I have called and made the appointment, the one I needed to make because of the lump I found in my breast. It’s a not-small lump, and it is uncomfortable, painful even (my friend Catalina says her mother always says ‘cancer doesn’t hurt’). I am conscious of it often, but I am not sure if that is because it hurts or because I am just hyper-aware.
There is a very special “thud” of silence that occurs when you tell them that you need to come in to see the doctor and that it is a lump in your breast. A sound like a curtain falling, like a door closing ever so softly. Her voice, the voice of the woman on the other end, it changes. Something becomes brisk and overly-businesslike, a purposeful avoidance of emotion. She can’t get me in “tomorrow” but she’ll get me in “Monday”.
I hadn’t expected to get an appointment for a few weeks.
But now, here I am, talking to someone brisk and businesslike who has gotten me an appointment as soon as she could. And in that moment, something inside me shifts. Something imperceptibly shifts, and I begin to wonder if this is one of “those” moments, the ones where you feel something rip across the fabric of your life, parting it forever into your life “before” and your life “after”. My mind flits to the day my cousin Jim died, how I ran to his parents’ house and stood in my slippers while his wife called to tell them, stood there so they wouldn’t be alone as they smiled in their happiness to see me. Because, you know, they didn’t know yet. The phone rang, and I wanted more than I had ever wanted anything to stop them from answering it. To keep them there, in the “before”, just a little longer.
I start to mention it to a few people, even though I’m “sure it’s nothing”. I mean, it’s true—cancer, at least, breast cancer, it really doesn’t hurt the vast majority of the time. So it’s probably just a cyst.
Probably. Such a small word to hang everything you are, everything you were, everything you want to be onto. There are two, count ‘em, two stupid b’s, and that y at the end? Stupid y. I’m not a graceful person, and if I slide off there is no way in hell I could grab onto the little swirl at the end of that y and hold on to keep from falling.
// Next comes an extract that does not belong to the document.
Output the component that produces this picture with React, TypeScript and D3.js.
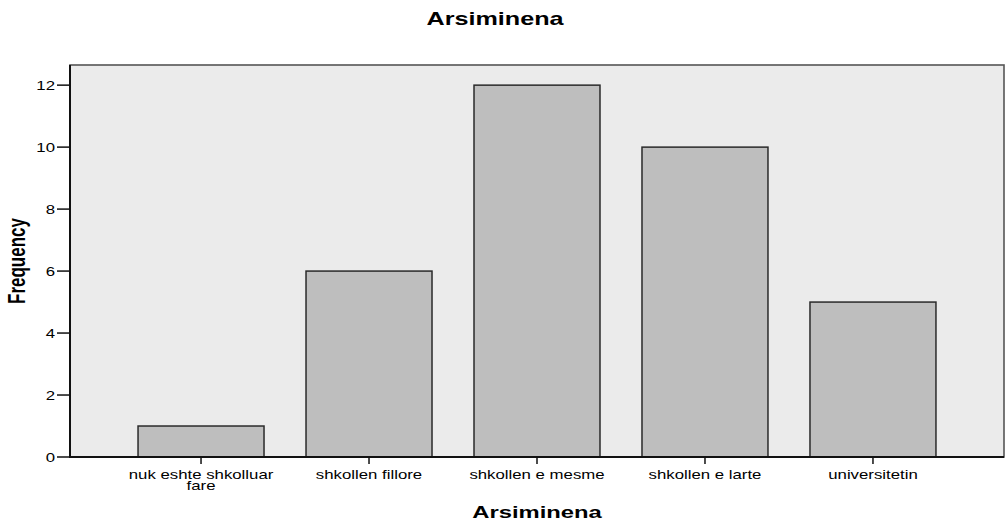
import React from "react";
import * as d3 from "d3";

const categories = [
  "nuk eshte shkolluar fare",
  "shkollen fillore",
  "shkollen e mesme",
  "shkollen e larte",
  "universitetin",
];
const categoryLines = [
  ["nuk eshte shkolluar", "fare"],
  ["shkollen fillore"],
  ["shkollen e mesme"],
  ["shkollen e larte"],
  ["universitetin"],
];
const frequencies = [1, 6, 12, 10, 5];
const yTicks = [0, 2, 4, 6, 8, 10, 12];
const yMax = 12.65;
const title = "Arsiminena";
const xTitle = "Arsiminena";
const yTitle = "Frequency";

const W = 1008;
const H = 524;
const SX = 1.4;
const FONT = "'Liberation Sans', Arial, sans-serif";

export default function App() {
  const left = 70, right = 1004, top = 65, bottom = 457;
  const x = d3
    .scaleBand<string>()
    .domain(categories)
    .range([left, right])
    .paddingInner(0.25)
    .paddingOuter(0.405);
  const y = d3.scaleLinear().domain([0, yMax]).range([bottom, top]);

  return (
    <svg
      width={W}
      height={H}
      style={{ position: "absolute", left: 0, top: 0, background: "#fff" }}
      fontFamily={FONT}
    >
      <rect x={0} y={0} width={W} height={H} fill="#fff" />
      {/* title */}
      <text
        transform={`translate(495,25) scale(${SX},1)`}
        textAnchor="middle"
        fontWeight="bold"
        fontSize={18}
        fill="#000"
      >
        {title}
      </text>
      {/* plot background */}
      <rect
        x={left}
        y={top}
        width={right - left}
        height={bottom - top}
        fill="#ebebeb"
        stroke="#555"
        strokeWidth={1.6}
      />
      {/* bars */}
      {categories.map((c, i) => (
        <rect
          key={c}
          x={x(c)}
          y={y(frequencies[i])}
          width={x.bandwidth()}
          height={y(0) - y(frequencies[i])}
          fill="#bebebe"
          stroke="#2a2a2a"
          strokeWidth={1.5}
        />
      ))}
      {/* axes lines */}
      <line x1={left} x2={left} y1={top} y2={bottom} stroke="#111" strokeWidth={2} />
      <line x1={left - 1} x2={right} y1={bottom} y2={bottom} stroke="#111" strokeWidth={2} />
      {/* y ticks */}
      {yTicks.map((t) => (
        <g key={t}>
          <line x1={left - 13} x2={left} y1={y(t)} y2={y(t)} stroke="#111" strokeWidth={1.5} />
          <text
            transform={`translate(${left - 15},${y(t) + 4.5}) scale(${SX},1)`}
            textAnchor="end"
            fontSize={12}
            fill="#000"
          >
            {t}
          </text>
        </g>
      ))}
      {/* x ticks */}
      {categories.map((c, i) => {
        const cx = (x(c) as number) + x.bandwidth() / 2;
        return (
          <g key={c}>
            <line x1={cx} x2={cx} y1={bottom} y2={bottom + 7} stroke="#111" strokeWidth={1.5} />
            {categoryLines[i].map((ln, j) => (
              <text
                key={j}
                transform={`translate(${cx},${479 + j * 11}) scale(${SX},1)`}
                textAnchor="middle"
                fontSize={12}
                fill="#000"
              >
                {ln}
              </text>
            ))}
          </g>
        );
      })}
      {/* x title */}
      <text
        transform={`translate(${(left + right) / 2},518) scale(${SX},1)`}
        textAnchor="middle"
        fontWeight="bold"
        fontSize={17}
        fill="#000"
      >
        {xTitle}
      </text>
      {/* y title */}
      <text
        transform={`translate(25,${(top + bottom) / 2}) scale(${SX},1) rotate(-90)`}
        textAnchor="middle"
        fontWeight="bold"
        fontSize={17}
        fill="#000"
      >
        {yTitle}
      </text>
    </svg>
  );
}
My friend Angela says she’s glad I made the appointment, to let her know how it goes. My friend Catalina gets an unintentionally-serious face and asks if my family has a history of breast cancer (yes…well, just my grandmother though…) and if it was on my mother’s side (yes, my maternal grandmother…but then, she had six daughters and none of them have had it…yet). She asks me to let her know how it goes, too. My friend Joanna tells me about a friend of hers who went through the same thing and was terrified (No, of course you shouldn’t be terrified! That’s not what I meant!), but, of course, everything turned out fine.
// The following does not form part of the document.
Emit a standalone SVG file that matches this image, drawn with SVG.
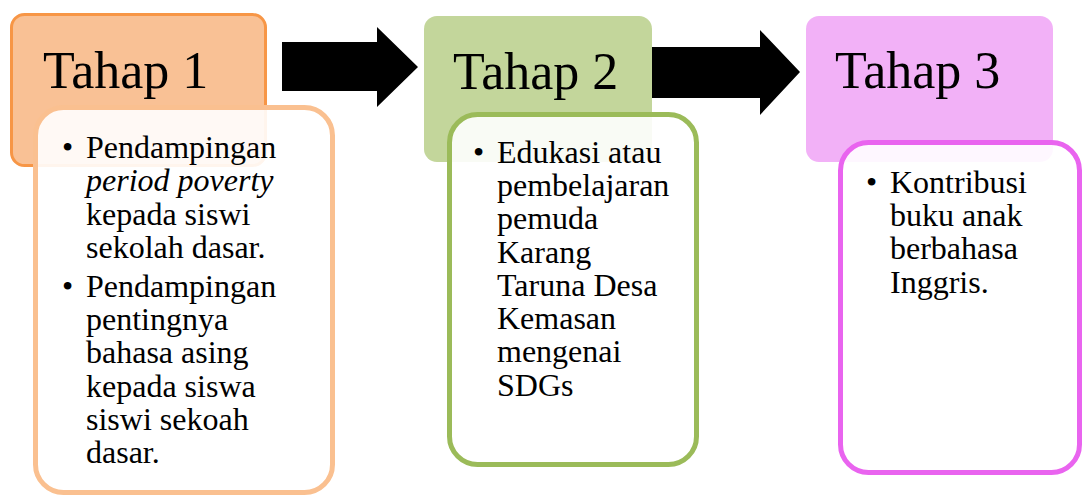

My husband is endlessly cheerful, impossibly optimistic. I’m not sure if he really doesn’t feel concerned or if he’s afraid to scare me.
I read a message on a local parents’ listserv, titled “Vacation rental in NH/Maine beach areas”. It’s someone whose friend is gravely ill, who wants to help her find a vacation rental so she can spend some time with her family (The “before she dies” part goes unsaid, but I feel it there, pressing.) I try not to tear up at it, but of course I do. I always do, anyway.
It’s the same breast I had the recurring bouts of mastitis in, the same one that my daughter flat-out refused to nurse on when she was around 8 months old. Is that the problem? Some nursing-related problem, still? All these months later? A random blocked duct? A cyst in the way of things?
I wonder when I will have the mammogram, how much it will hurt. My breasts are stupid-big; I was wearing C-cups before most girls had even moved to training bras. I press one as flat as I can between my hands and it’s still several inches thick. This is going to hurt.
But that’s good, right? Because cancer doesn’t hurt.